No pictures go into the copy. Write out exactly the lines below from the one containing "Rebuild this chart" through the one containing "const y = d3.scaleLinear().domain([0, 60]).range([840, 200]);".

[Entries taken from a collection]
## Start

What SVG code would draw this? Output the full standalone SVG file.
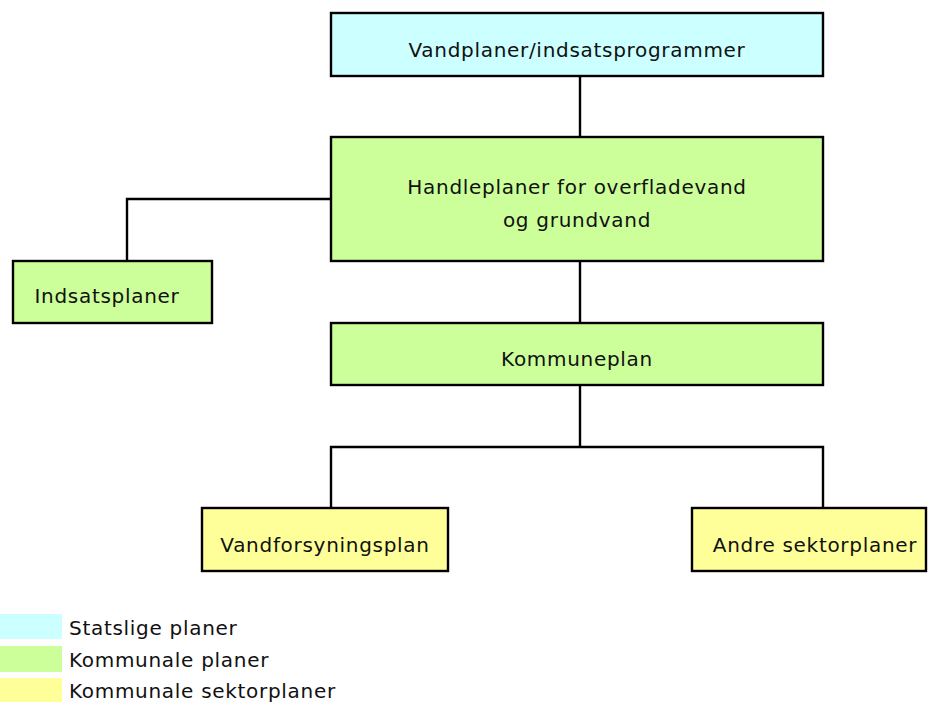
<svg xmlns="http://www.w3.org/2000/svg" width="928" height="702" viewBox="0 0 928 702">
<style>
  .box { stroke: #000; stroke-width: 2.4; }
  .stat { fill: #CCFFFF; }
  .komm { fill: #CCFF99; }
  .sekt { fill: #FFFF99; }
  .lbl { font-family: "DejaVu Sans", Verdana, sans-serif; font-size: 20px; letter-spacing: 0.7px; fill: #111; text-anchor: middle; }
  .leg { font-family: "DejaVu Sans", Verdana, sans-serif; font-size: 20px; letter-spacing: 0.7px; fill: #111; }
  .conn { fill: none; stroke: #000; stroke-width: 2.4; }
</style>
<rect width="928" height="702" fill="#fff"/>
<g id="connectors">
  <line class="conn" x1="580" y1="76" x2="580" y2="137"/>
  <polyline class="conn" points="331,199 127,199 127,261"/>
  <line class="conn" x1="580" y1="261" x2="580" y2="323"/>
  <line class="conn" x1="580" y1="385" x2="580" y2="447"/>
  <polyline class="conn" points="331,508 331,447 823,447 823,508"/>
</g>
<g id="vandplaner">
  <rect class="box stat" x="331" y="13" width="492" height="63"/>
  <text class="lbl" x="577" y="57">Vandplaner/indsatsprogrammer</text>
</g>
<g id="handleplaner">
  <rect class="box komm" x="331" y="137" width="492" height="124"/>
  <text class="lbl" x="577" y="194">Handleplaner for overfladevand</text>
  <text class="lbl" x="577" y="227">og grundvand</text>
</g>
<g id="indsatsplaner">
  <rect class="box komm" x="13" y="261" width="199" height="62"/>
  <text class="lbl" x="107" y="303">Indsatsplaner</text>
</g>
<g id="kommuneplan">
  <rect class="box komm" x="331" y="323" width="492" height="62"/>
  <text class="lbl" x="577" y="366">Kommuneplan</text>
</g>
<g id="vandforsyningsplan">
  <rect class="box sekt" x="202" y="508" width="246" height="63"/>
  <text class="lbl" x="325" y="552">Vandforsyningsplan</text>
</g>
<g id="andre">
  <rect class="box sekt" x="692" y="508" width="234" height="63"/>
  <text class="lbl" x="815" y="552">Andre sektorplaner</text>
</g>
<g id="legend">
  <rect class="stat" x="0" y="614" width="62" height="25"/>
  <rect class="komm" x="0" y="646" width="62" height="26"/>
  <rect class="sekt" x="0" y="678" width="62" height="26"/>
  <text class="leg" x="69" y="635">Statslige planer</text>
  <text class="leg" x="69" y="667">Kommunale planer</text>
  <text class="leg" x="69" y="698">Kommunale sektorplaner</text>
</g>
</svg>
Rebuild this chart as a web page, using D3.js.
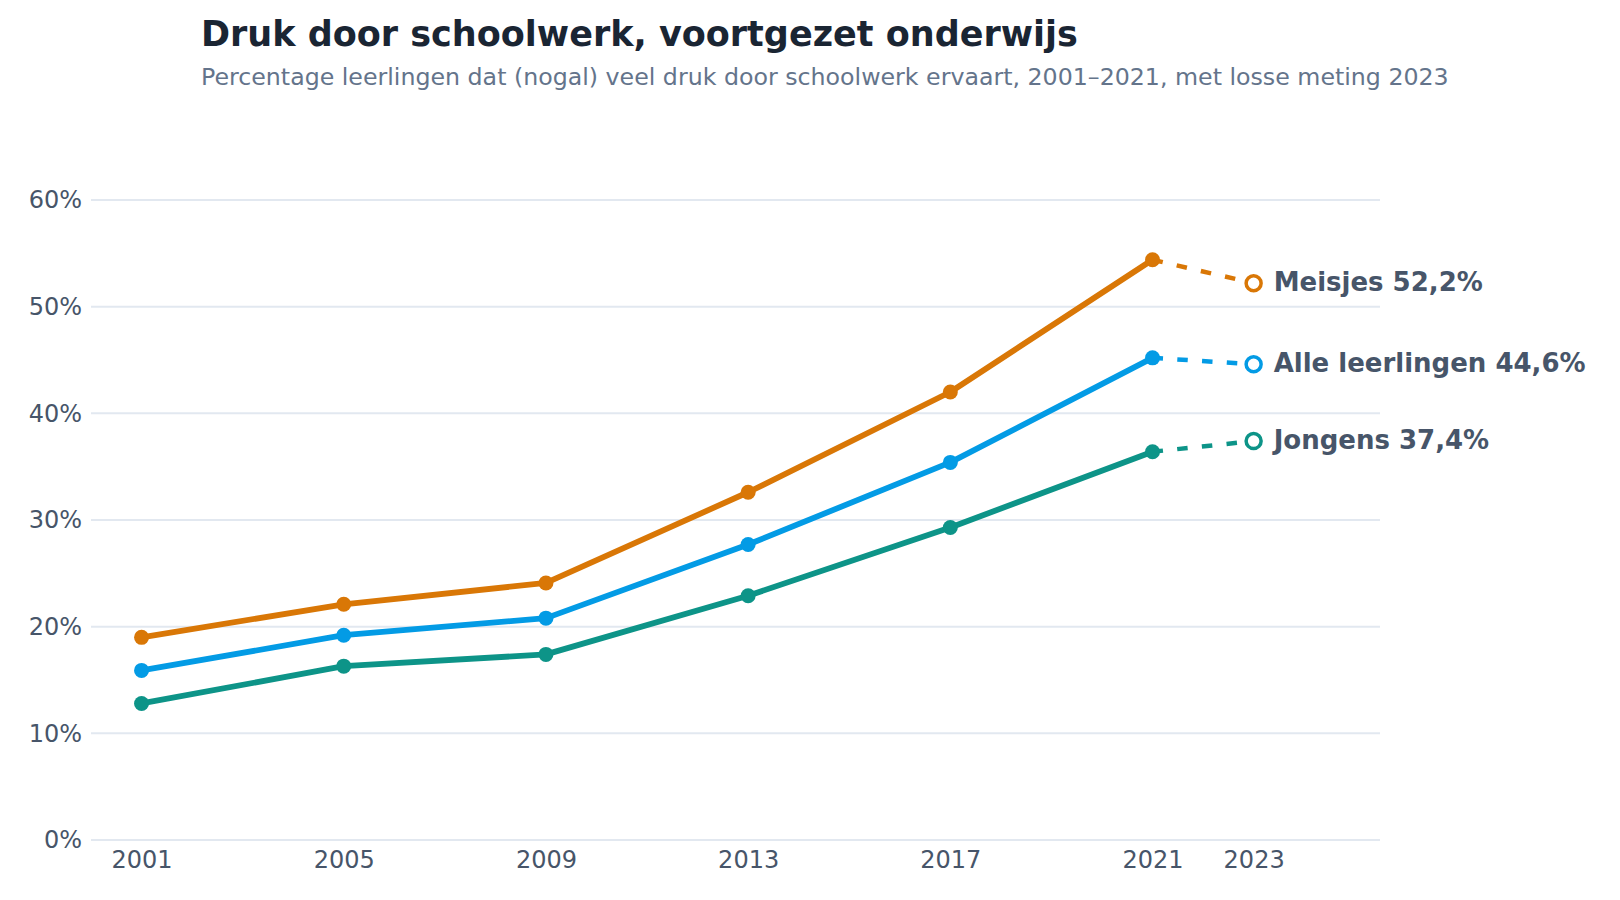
<!DOCTYPE html>
<html>
<head>
<meta charset="utf-8">
<script src="https://cdn.jsdelivr.net/npm/d3@7"></script>
<style>
  html, body { margin: 0; padding: 0; background: #ffffff; }
  svg { display: block; font-family: "DejaVu Sans", sans-serif; }
</style>
</head>
<body>
<svg id="chart" width="1620" height="900"></svg>
<script>
const years = [2001, 2005, 2009, 2013, 2017, 2021];
const extraYear = 2023;
const xTickYears = [2001, 2005, 2009, 2013, 2017, 2021, 2023];
const yTicks = [0, 10, 20, 30, 40, 50, 60];

const seriesNames = ["Meisjes", "Alle leerlingen", "Jongens"];
const meisjes = [19.0, 22.1, 24.1, 32.6, 42.0, 54.4];
const alle = [15.9, 19.2, 20.8, 27.7, 35.4, 45.2];
const jongens = [12.8, 16.3, 17.4, 22.9, 29.3, 36.4];
const meting2023 = [52.2, 44.6, 37.4];
const labels2023 = ["52,2%", "44,6%", "37,4%"];
const colors = ["#D97706", "#039BE5", "#0D9488"];

const title = "Druk door schoolwerk, voortgezet onderwijs";
const subtitle = "Percentage leerlingen dat (nogal) veel druk door schoolwerk ervaart, 2001–2021, met losse meting 2023";

const svg = d3.select("#chart");

const x = d3.scaleLinear().domain([2000, 2025.5]).range([91, 1380]);
const y = d3.scaleLinear().domain([0, 60]).range([840, 200]);

// Title & subtitle
svg.append("text").attr("x", 201).attr("y", 46)
  .attr("font-size", 35).attr("font-weight", "bold").attr("fill", "#1A2533")
  .text(title);
svg.append("text").attr("x", 201).attr("y", 85)
  .attr("font-size", 23.7).attr("fill", "#64748B")
  .text(subtitle);

// Gridlines
svg.append("g").selectAll("line").data(yTicks).join("line")
  .attr("x1", x.range()[0]).attr("x2", x.range()[1])
  .attr("y1", d => y(d)).attr("y2", d => y(d))
  .attr("stroke", "#E2E8F0").attr("stroke-width", 2);

// Y axis labels
const yAxis = d3.axisLeft(y).tickValues(yTicks).tickFormat(d => d + "%").tickSize(0).tickPadding(9);
const gy = svg.append("g").attr("transform", `translate(${x.range()[0]},0)`).call(yAxis);
gy.select(".domain").remove();
gy.selectAll("text").attr("font-size", 24).attr("fill", "#475569").attr("font-family", "DejaVu Sans");

// X axis labels
const xAxis = d3.axisBottom(x).tickValues(xTickYears).tickFormat(d3.format("d")).tickSize(0).tickPadding(11);
const gx = svg.append("g").attr("transform", `translate(0,${y(0)})`).call(xAxis);
gx.select(".domain").remove();
gx.selectAll("text").attr("font-size", 24).attr("fill", "#475569").attr("font-family", "DejaVu Sans");

const allSeries = [meisjes, alle, jongens];
const line = d3.line().x(d => x(d[0])).y(d => y(d[1]));

allSeries.forEach((vals, i) => {
  const pts = years.map((yr, j) => [yr, vals[j]]);
  const g = svg.append("g");
  // dashed connector to 2023
  g.append("path")
    .datum([pts[pts.length - 1], [extraYear, meting2023[i]]])
    .attr("d", line)
    .attr("fill", "none").attr("stroke", colors[i])
    .attr("stroke-width", 4.5).attr("stroke-dasharray", "10.5 14.3");
  g.append("path").datum(pts).attr("d", line)
    .attr("fill", "none").attr("stroke", colors[i])
    .attr("stroke-width", 5.8).attr("stroke-linejoin", "round").attr("stroke-linecap", "round");
  g.selectAll("circle.dot").data(pts).join("circle")
    .attr("class", "dot")
    .attr("cx", d => x(d[0])).attr("cy", d => y(d[1])).attr("r", 7.5)
    .attr("fill", colors[i]);
  g.append("circle")
    .attr("cx", x(extraYear)).attr("cy", y(meting2023[i])).attr("r", 7.5)
    .attr("fill", "#ffffff").attr("stroke", colors[i]).attr("stroke-width", 3.5);
  g.append("text")
    .attr("x", x(extraYear) + 20).attr("y", y(meting2023[i]))
    .attr("dy", "0.29em")
    .attr("font-size", 26).attr("font-weight", "bold").attr("fill", "#475569")
    .text(seriesNames[i] + " " + labels2023[i]);
});
</script>
</body>
</html>
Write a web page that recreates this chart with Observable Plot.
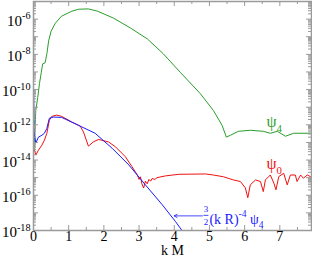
<!DOCTYPE html>
<html><head><meta charset="utf-8">
<script src="https://cdn.jsdelivr.net/npm/d3@7"></script>
<script src="https://cdn.jsdelivr.net/npm/@observablehq/plot@0.6"></script>
<style>body{margin:0;background:#fff}</style>
</head><body><div id="chart"></div>
<script>
// psi_4 (green): k M and log10 amplitude
const psi4K   = [0.02,0.04,0.065,0.12,0.17,0.22,0.26,0.33,0.38,0.43,0.50,0.62,0.80,1.09,1.28,1.56,1.82,2.27,2.76,3.24,3.69,4.18,4.74,5.11,5.36,5.48,5.60,5.82,6.16,6.53,6.73,6.93,7.16,7.39,7.87];
const psi4Exp = [-13.4,-12.3,-11.18,-10.45,-9.66,-9.04,-8.54,-8.48,-7.97,-7.24,-6.68,-6.23,-5.83,-5.55,-5.44,-5.42,-5.55,-5.94,-6.51,-7.13,-7.97,-9.04,-10.23,-11.18,-12.03,-12.70,-12.59,-12.37,-12.31,-12.37,-12.48,-12.37,-12.65,-12.48,-12.48];
// psi_0 (red)
const psi0K   = [0.03,0.065,0.14,0.24,0.31,0.38,0.45,0.52,0.66,0.80,1.09,1.33,1.42,1.56,1.70,1.85,2.13,2.33,2.61,2.80,2.95,3.0,3.04,3.08,3.13,3.18,3.23,3.28,3.33,3.37,3.45,3.51,3.75,4.13,4.89,5.11,5.4,5.68,5.88,6.02,6.09,6.16,6.31,6.45,6.53,6.59,6.73,6.83,6.89,6.97,7.11,7.21,7.30,7.44,7.49,7.59,7.67,7.78,7.87];
const psi0Exp = [-13.44,-13.72,-13.44,-13.15,-12.87,-12.48,-11.75,-11.52,-11.45,-11.52,-11.84,-12.08,-12.41,-13.21,-12.97,-12.83,-12.97,-13.25,-13.81,-14.38,-14.85,-15.1,-14.95,-15.35,-15.59,-15.2,-15.35,-15.1,-15.2,-15.05,-15.1,-15.0,-14.90,-14.81,-14.79,-14.85,-14.95,-15.13,-15.22,-15.58,-16.14,-15.41,-15.13,-15.22,-15.79,-15.13,-14.85,-15.31,-15.69,-14.94,-14.75,-15.41,-14.85,-14.85,-15.22,-14.85,-15.03,-14.85,-14.94];
// 3/2 (kR)^-4 psi_4 (blue)
const fitK   = [0.005,0.02,0.065,0.14,0.24,0.31,0.38,0.45,0.57,0.80,1.28,1.75,2.24,2.71,3.18,3.66,4.03,4.22];
const fitExp = [-10.1,-12.4,-13.04,-12.70,-12.59,-12.48,-12.20,-11.63,-11.56,-11.58,-12.03,-12.48,-13.34,-14.28,-15.41,-16.54,-17.48,-18.0];

const xMajor = [0,1,2,3,4,5,6,7];
const xMinor = [0.5,1.5,2.5,3.5,4.5,5.5,6.5,7.5];
const yLabelExp = [-6,-8,-10,-12,-14,-16,-18];
const yDecadeExp = [-18,-17,-16,-15,-14,-13,-12,-11,-10,-9,-8,-7,-6,-5];
const yMinorMult = [2,3,4,5,6,7,8,9];
const xTitle = "k M";
const seriesLabels = [
  {text:"ψ_{4}", k:6.62, e:-11.84, color:"#2a9d2a"},
  {text:"ψ_{0}", k:6.62, e:-14.24, color:"#f01010"}
];
const annot = {text:"(k R)^{-4} ψ_{4}", k:5.0, e:-17.35, num:"3", den:"2", fk:4.9, numE:-16.8, denE:-17.5, barE:-17.14, barK1:4.83, barK2:4.97, arrowK1:4.8, arrowK2:4.0, arrowE:-17.17};

const W = 312, H = 258, mL = 33, mR = 1, mT = 1, mB = 28;
const pw = W - mL - mR, ph = H - mT - mB;
const font = "Liberation Serif";
const axisColor = "#9a9a9a";
const green = "#2a9d2a", red = "#f01010", blue = "#1a1aff";

const toRows = (ks, es) => ks.map((k,i)=>({k, v: 10**es[i]}));
const yMinor = yDecadeExp.slice(0,-1).flatMap(e => yMinorMult.map(m => m*10**e));
const yMajor = yDecadeExp.map(e => 10**e);

const plot = Plot.plot({
  width: W, height: H,
  marginLeft: mL, marginRight: mR, marginTop: mT, marginBottom: mB,
  x: {domain:[0,7.9], axis:null},
  y: {type:"log", domain:[1e-18,1e-5], axis:null},
  style: {background:"#fff"},
  marks: [
    Plot.line(toRows(psi4K, psi4Exp), {x:"k", y:"v", stroke:green, strokeWidth:1, clip:true}),
    Plot.line(toRows(psi0K, psi0Exp), {x:"k", y:"v", stroke:red, strokeWidth:1, clip:true}),
    Plot.line(toRows(fitK, fitExp), {x:"k", y:"v", stroke:blue, strokeWidth:1, clip:true}),
    // ticks (inward) on all sides
    Plot.tickX(xMajor, {x:d=>d, stroke:axisColor, insetTop: ph-5}),
    Plot.tickX(xMinor, {x:d=>d, stroke:axisColor, insetTop: ph-3}),
    Plot.tickX(xMajor, {x:d=>d, stroke:axisColor, insetBottom: ph-5}),
    Plot.tickX(xMinor, {x:d=>d, stroke:axisColor, insetBottom: ph-3}),
    Plot.tickY(yMajor, {y:d=>d, stroke:axisColor, insetRight: pw-5}),
    Plot.tickY(yMinor, {y:d=>d, stroke:axisColor, insetRight: pw-3}),
    Plot.tickY(yMajor, {y:d=>d, stroke:axisColor, insetLeft: pw-5}),
    Plot.tickY(yMinor, {y:d=>d, stroke:axisColor, insetLeft: pw-3}),
    Plot.frame({stroke:axisColor, strokeWidth:1.5}),
    // tick labels
    Plot.text(yLabelExp, {y:e=>10**e, frameAnchor:"left", textAnchor:"end", dx:-3, dy:2, text:e=>`10^{${e}}`, fontSize:15, fontFamily:font, fill:"#000"}),
    Plot.text(xMajor, {x:d=>d, frameAnchor:"bottom", lineAnchor:"top", dy:1, text:d=>String(d), fontSize:14, fontFamily:font, fill:"#000"}),
    Plot.text([xTitle], {frameAnchor:"bottom", lineAnchor:"top", dy:15, text:d=>d, fontSize:14, fontFamily:font, fill:"#000"}),
    // series labels
    Plot.text(seriesLabels, {x:"k", y:d=>10**d.e, text:"text", fill:"color", textAnchor:"start", fontSize:16, fontFamily:font}),
    // annotation
    Plot.text([annot], {x:"k", y:d=>10**d.e, text:"text", fill:blue, textAnchor:"start", fontSize:14, fontFamily:font}),
    Plot.text([annot], {x:"fk", y:d=>10**d.numE, text:"num", fill:blue, fontSize:9, fontFamily:font}),
    Plot.text([annot], {x:"fk", y:d=>10**d.denE, text:"den", fill:blue, fontSize:9, fontFamily:font}),
    Plot.link([annot], {x1:"barK1", x2:"barK2", y1:d=>10**d.barE, y2:d=>10**d.barE, stroke:blue, strokeWidth:0.8}),
    Plot.arrow([annot], {x1:"arrowK1", x2:"arrowK2", y1:d=>10**d.arrowE, y2:d=>10**d.arrowE, stroke:blue, strokeWidth:0.8, headLength:6})
  ]
});

// convert ^{..} / _{..} markup into real super/subscript tspans
function richify(svg){
  svg.querySelectorAll("text").forEach(t=>{
    const s = t.textContent;
    if(!/[\^_]\{/.test(s)) return;
    let fs = 12;
    for(let n=t; n && n.getAttribute; n=n.parentNode){ const a=n.getAttribute("font-size"); if(a){fs=parseFloat(a);break;} }
    const re = /([\^_])\{([^}]*)\}/g; let last=0, m, parts=[];
    while((m = re.exec(s))){
      if(m.index>last) parts.push({t:s.slice(last,m.index), k:0});
      parts.push({t:m[2], k: m[1]==="^" ? -1 : 1});
      last = re.lastIndex;
    }
    if(last<s.length) parts.push({t:s.slice(last), k:0});
    t.textContent = "";
    let cur = 0;
    parts.forEach(p=>{
      const target = p.k<0 ? -0.45*fs : p.k>0 ? 0.3*fs : 0;
      const ts = document.createElementNS("http://www.w3.org/2000/svg","tspan");
      ts.setAttribute("dy", target-cur);
      if(p.k!==0) ts.setAttribute("font-size", 0.68*fs);
      ts.textContent = p.t;
      t.appendChild(ts);
      cur = target;
    });
  });
}
richify(plot);
document.getElementById("chart").appendChild(plot);
</script>
</body></html>
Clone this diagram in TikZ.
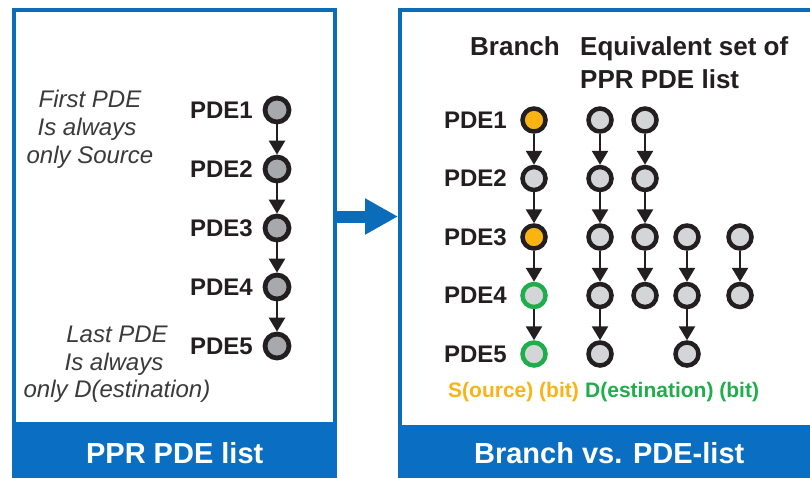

## End

EXERCISE RESPONSE
Rebuild this chart as a web page, using D3.js.
<!DOCTYPE html>
<html>
<head>
<meta charset="utf-8">
<script src="https://cdn.jsdelivr.net/npm/d3@7"></script>
<style>
  html, body { margin: 0; padding: 0; background: #ffffff; }
  svg { display: block; font-family: "DejaVu Sans", sans-serif; }
</style>
</head>
<body>
<svg id="chart" width="1620" height="900"></svg>
<script>
const years = [2001, 2005, 2009, 2013, 2017, 2021];
const extraYear = 2023;
const xTickYears = [2001, 2005, 2009, 2013, 2017, 2021, 2023];
const yTicks = [0, 10, 20, 30, 40, 50, 60];

const seriesNames = ["Meisjes", "Alle leerlingen", "Jongens"];
const meisjes = [19.0, 22.1, 24.1, 32.6, 42.0, 54.4];
const alle = [15.9, 19.2, 20.8, 27.7, 35.4, 45.2];
const jongens = [12.8, 16.3, 17.4, 22.9, 29.3, 36.4];
const meting2023 = [52.2, 44.6, 37.4];
const labels2023 = ["52,2%", "44,6%", "37,4%"];
const colors = ["#D97706", "#039BE5", "#0D9488"];

const title = "Druk door schoolwerk, voortgezet onderwijs";
const subtitle = "Percentage leerlingen dat (nogal) veel druk door schoolwerk ervaart, 2001–2021, met losse meting 2023";

const svg = d3.select("#chart");

const x = d3.scaleLinear().domain([2000, 2025.5]).range([91, 1380]);
const y = d3.scaleLinear().domain([0, 60]).range([840, 200]);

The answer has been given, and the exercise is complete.